This musicological Digital Humanities project documents and edits the musical works of the Viennese composer Wenzel Birck (1718-1763). This native digital edition of musical notation and metadata using MEI breaks fresh ground. Its final product will not be printed scores in volumes of a complete works edition. Instead, the Internet is the edition’s primary medium; the data will be open access under a Creative Commons Attribution (CC BY), that is, made available to all free of charge. Besides the online presentation on screen, it will also be possible to generate and download performance material for musical practice based on the users’ requirements. In addition, high-resolution digitalised images of as many original sources as possible will be made available online to give the Scientific Community the opportunity to compare the MEI edition and the original.
The musicologist and Professor of Organ and Music Theory at Vienna’s University of Music and Performing Arts, Michael Stephanides, studied the composer’s oeuvre in depth in his dissertation Wenzel Birck (Pürk), Leben und Werk eines Wiener Hofmusikers an der Wende vom Barock zur Klassik ("Wenzel Birck, the Life and Works of a Viennese Court Musician on the Threshold between the Baroque and Classical Epoch"; University of Vienna 1982, download). Stephanides divided up the majority of Birck’s works into categories as the basis for his analytical studies, producing a handwritten catalogue. This extensive corpus has not been published and is currently stored in the Archive of the Department of Musicology at the University of Vienna. Stephanides made his categories available to this project.
Robert Klugseder offers taught courses on digital music editing using MEI at the Department of Musicology at the University of Vienna.
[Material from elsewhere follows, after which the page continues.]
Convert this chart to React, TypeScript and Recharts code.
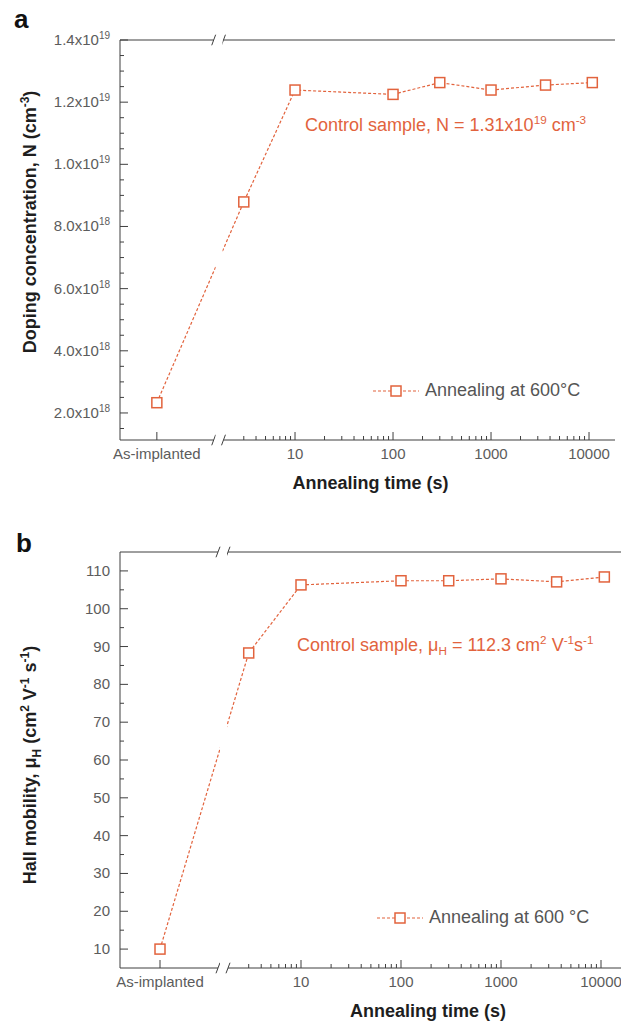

Participating students had to create modern scores of the works Stephanides transcribed by hand and of some newly discovered compositions as a preliminary stage of the edition project (MuseScore, MusicXML and rudimentary MEI files ready for further processing). In 2017, the musicologist Rolf Wissmann completed his Master’s thesis. This thesis, which is being supervised by Klugseder, aimed to investigate and render accessible the seven sources held in the diocesan archive in Györ and two further newly discovered works, which were not covered in Stephanides’s dissertation
The first project phase (09/2017-12/2018) was funded by the City of Vienna (Wien Kultur MA 7). The application for the funding of the second phase (FWF Publikationsförderung) is in work.